By starting with the environment, Kasemsuvan suggests, countries can build habits of collaboration that make broader agreements more achievable.
Economic ties, technological bridges
In parallel, the region’s dense trade networks—especially between China and ASEAN—can accelerate climate solutions if channeled toward a resilient blue economy. Kasemsuvan emphasizes reciprocity: fair, transparent trade that spreads the gains of innovation while reducing the carbon and ecological footprints of growth.
Priority areas are already on the table across Asia’s coastal economies:
- Clean ports and shipping: shore power, green fuels, efficiency upgrades, and waste management to cut air pollution and marine litter.
- Climate-resilient infrastructure: nature-based defenses with mangrove restoration paired with elevated roads, resilient harbors, and floodable public spaces.
- Data and technology collaboration: satellite and drone monitoring for illegal fishing and reef stress, open ocean-data platforms, and training for coastal agencies.
- Sustainable aquaculture: lower-impact feeds, circular waste systems, disease control, and certification to meet rising market standards.
- Renewable energy at sea: responsibly sited offshore wind and tidal projects that avoid biodiversity hotspots and engage local fishers.
Such initiatives can knit economic interests to environmental outcomes, turning competition into co-investment in resilience. The key, he argues, is to keep climate risk front and center, ensuring that growth strategies align with adaptation and emissions reduction.
A blueprint for collective action
Kasemsuvan’s call is less about grandstanding and more about getting the fundamentals right. A credible path forward blends diplomacy with day-to-day cooperation, grounded in science and community needs. Several principles emerge:
- Rule-based stability: finalize and operationalize practical mechanisms—like a COC—that reduce friction and enable joint work at sea.

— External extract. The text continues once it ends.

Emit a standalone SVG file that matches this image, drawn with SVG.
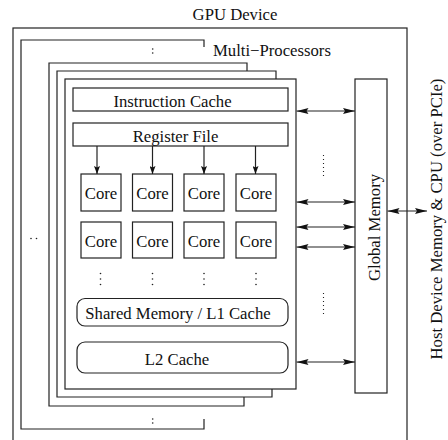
<svg xmlns="http://www.w3.org/2000/svg" width="448" height="440" viewBox="0 0 448 440" font-family="'Liberation Serif', 'Times New Roman', 'DejaVu Serif', serif">
<defs>
<style>
text{font-family:'Liberation Serif','Times New Roman','DejaVu Serif',serif;font-size:16.7px;fill:#111}
.box{fill:#fff;stroke:#222;stroke-width:1.2}
.ln{fill:none;stroke:#222;stroke-width:1.2}
.c{text-anchor:middle}
.dot{fill:#222}
.dotted{stroke:#222;stroke-width:1.1;stroke-dasharray:1 3}
.arr{stroke:#222;stroke-width:1.2;fill:none;marker-end:url(#ah);marker-start:url(#ah)}
.down{stroke:#222;stroke-width:1.2;fill:none;marker-end:url(#ahs)}
</style>
<marker id="ah" viewBox="0 0 12 6" refX="12" refY="3" markerWidth="12" markerHeight="6" markerUnits="userSpaceOnUse" orient="auto-start-reverse">
<path d="M0,0 L12,3 L0,6 L2,3 z" fill="#111"/>
</marker>
<marker id="ahs" viewBox="0 0 8 6" refX="8" refY="3" markerWidth="8" markerHeight="6" markerUnits="userSpaceOnUse" orient="auto">
<path d="M0,0 L8,3 L0,6 L1.5,3 z" fill="#111"/>
</marker>
</defs>
<rect width="448" height="440" fill="#fff"/>

<g id="gpu-device">
<rect class="ln" x="13" y="28" width="394" height="420"/>
<text class="c" x="235" y="20">GPU Device</text>
</g>

<g id="multi-processors">
<path class="ln" d="M204,47 V40 H21 V429 H204 V419"/>
<circle class="dot" cx="152.7" cy="49" r="0.8"/>
<circle class="dot" cx="152.7" cy="53" r="0.8"/>
<circle class="dot" cx="152.7" cy="419" r="0.8"/>
<circle class="dot" cx="152.7" cy="423" r="0.8"/>
<circle class="dot" cx="31" cy="238.5" r="0.8"/>
<circle class="dot" cx="36.5" cy="238.5" r="0.8"/>
<text x="213" y="56">Multi−Processors</text>
<path class="ln" d="M247,71 V63 H49 V406 H244 V397"/>
<path class="ln" d="M276,79 V71 H57 V397 H272 V389"/>
<rect class="box" x="65" y="79" width="231" height="310"/>
</g>

<g id="instruction-cache">
<rect class="box" x="73" y="88" width="215" height="23"/>
<text class="c" x="172.5" y="106.5">Instruction Cache</text>
</g>

<g id="register-file">
<rect class="box" x="73" y="123" width="215" height="23"/>
<text class="c" x="175.5" y="142">Register File</text>
</g>

<g id="core-1"><rect class="box" x="81" y="174" width="40" height="37"/><text class="c" x="101" y="199">Core</text></g>
<g id="core-2"><rect class="box" x="132.5" y="174" width="40" height="37"/><text class="c" x="152.5" y="199">Core</text></g>
<g id="core-3"><rect class="box" x="184" y="174" width="40" height="37"/><text class="c" x="204" y="199">Core</text></g>
<g id="core-4"><rect class="box" x="236" y="174" width="40" height="37"/><text class="c" x="256" y="199">Core</text></g>
<g id="core-5"><rect class="box" x="81" y="222" width="40" height="36"/><text class="c" x="101" y="247">Core</text></g>
<g id="core-6"><rect class="box" x="132.5" y="222" width="40" height="36"/><text class="c" x="152.5" y="247">Core</text></g>
<g id="core-7"><rect class="box" x="184" y="222" width="40" height="36"/><text class="c" x="204" y="247">Core</text></g>
<g id="core-8"><rect class="box" x="236" y="222" width="40" height="36"/><text class="c" x="256" y="247">Core</text></g>

<g id="core-ellipsis">
<circle class="dot" cx="100.5" cy="273.5" r="0.8"/><circle class="dot" cx="100.5" cy="279" r="0.8"/><circle class="dot" cx="100.5" cy="284.5" r="0.8"/>
<circle class="dot" cx="152.5" cy="273.5" r="0.8"/><circle class="dot" cx="152.5" cy="279" r="0.8"/><circle class="dot" cx="152.5" cy="284.5" r="0.8"/>
<circle class="dot" cx="204" cy="273.5" r="0.8"/><circle class="dot" cx="204" cy="279" r="0.8"/><circle class="dot" cx="204" cy="284.5" r="0.8"/>
<circle class="dot" cx="256" cy="273.5" r="0.8"/><circle class="dot" cx="256" cy="279" r="0.8"/><circle class="dot" cx="256" cy="284.5" r="0.8"/>
</g>

<g id="shared-memory">
<rect class="box" x="77" y="298.5" width="211" height="27.5" rx="8"/>
<text class="c" x="178" y="318.5">Shared Memory / L1 Cache</text>
</g>

<g id="l2-cache">
<rect class="box" x="77" y="342" width="211" height="31" rx="8"/>
<text class="c" x="177" y="365">L2 Cache</text>
</g>

<g id="global-memory">
<rect class="box" x="355" y="79" width="32" height="314"/>
<text class="c" transform="translate(380,227.5) rotate(-90)">Global Memory</text>
</g>

<g id="host">
<text class="c" transform="translate(442,219) rotate(-90)">Host Device Memory &amp; CPU (over PCIe)</text>
</g>

<g id="connectors">
<line class="down" x1="97" y1="146" x2="97" y2="174"/>
<line class="down" x1="152.5" y1="146" x2="152.5" y2="174"/>
<line class="down" x1="204" y1="146" x2="204" y2="174"/>
<line class="down" x1="255.5" y1="146" x2="255.5" y2="174"/>
<line class="arr" x1="296.5" y1="111" x2="355" y2="111"/>
<line class="arr" x1="296.5" y1="202" x2="355" y2="202"/>
<line class="arr" x1="296.5" y1="227" x2="355" y2="227"/>
<line class="arr" x1="296.5" y1="247" x2="355" y2="247"/>
<line class="arr" x1="296.5" y1="362" x2="355" y2="362"/>
<line class="arr" x1="387.5" y1="211" x2="427" y2="211"/>
<line class="dotted" x1="323.5" y1="155" x2="323.5" y2="178"/>
<line class="dotted" x1="323.5" y1="293" x2="323.5" y2="317"/>
</g>
</svg>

- Science at the core: standardize monitoring, share data, and translate findings into policy and management decisions quickly.
- Mutual benefit: design projects that deliver tangible gains for coastal livelihoods, food security, and disaster preparedness.

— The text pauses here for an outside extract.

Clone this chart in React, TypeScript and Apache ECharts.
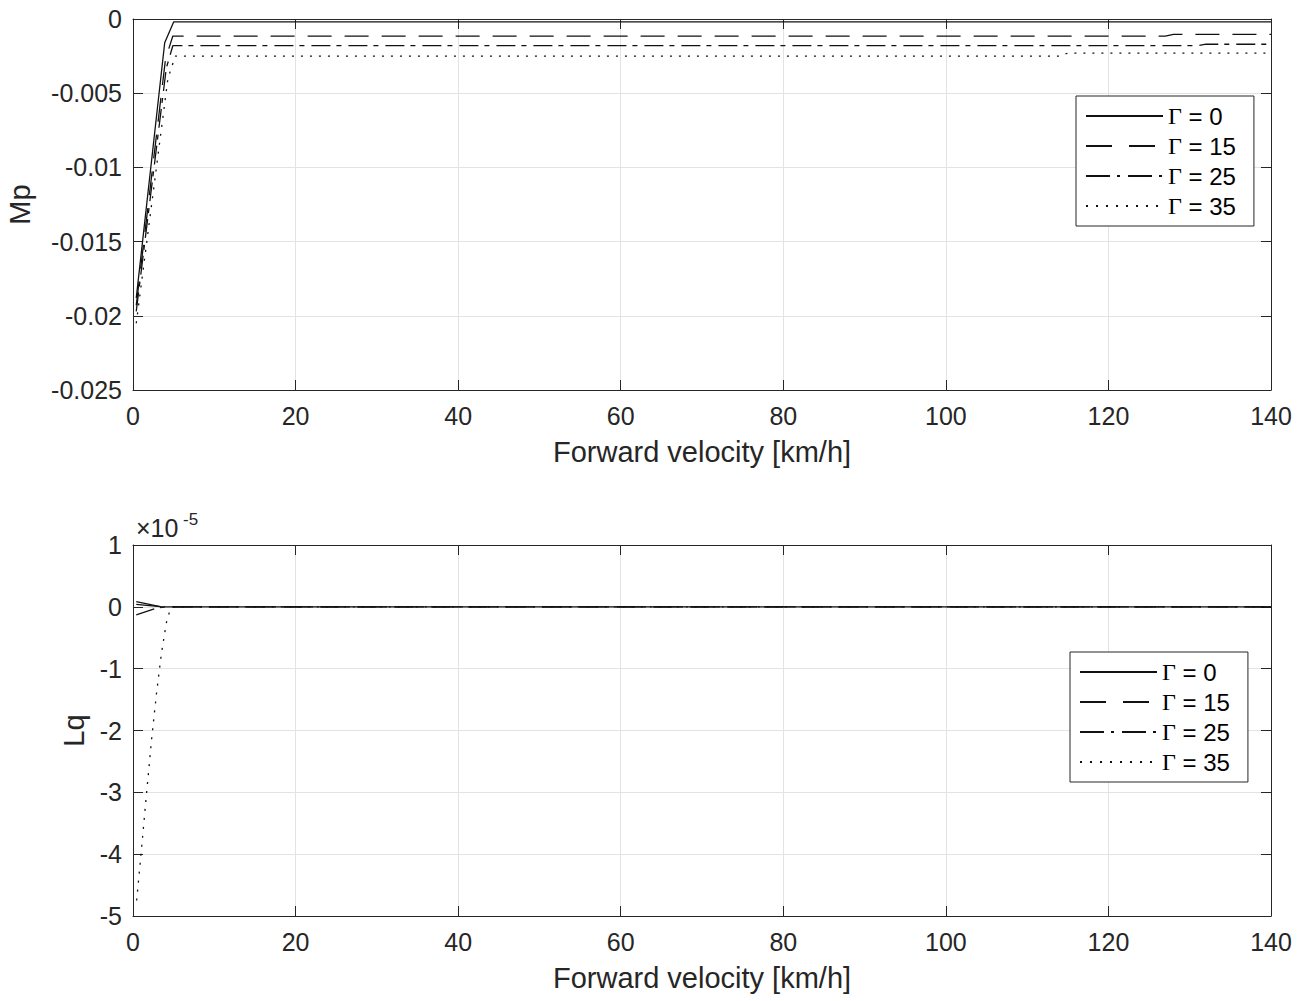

- Transparency and reciprocity: ensure trade and technology partnerships raise environmental standards rather than offshore risk.
- Climate mainstreaming: treat sea-level rise, heat stress, and extreme weather as the baseline reality shaping all maritime decisions.
- Local voice: involve fishers, Indigenous communities, and youth in planning and stewardship to root policies in lived experience.
Choosing cooperation over drift
Time is short. Every year of delay tightens the climate vise on coasts and reefs, and every unmanaged incident at sea erodes trust. Kasemsuvan argues that the most feasible breakthroughs will come where interests overlap: cleaner seas, safer shipping, healthier fisheries, and resilient coastal economies. Success on those fronts can build momentum for thornier issues.
The oceans are already sending their signals—higher tides, harsher storms, bleached reefs. The region can answer with a new compact: measured by shared data, guided by clear rules, and energized by the understanding that stability and sustainability rise together. The choice, he suggests, is between incremental cooperation now or costlier crises later. For the communities lining Asia’s shores—and for generations still to come—the stakes could not be clearer.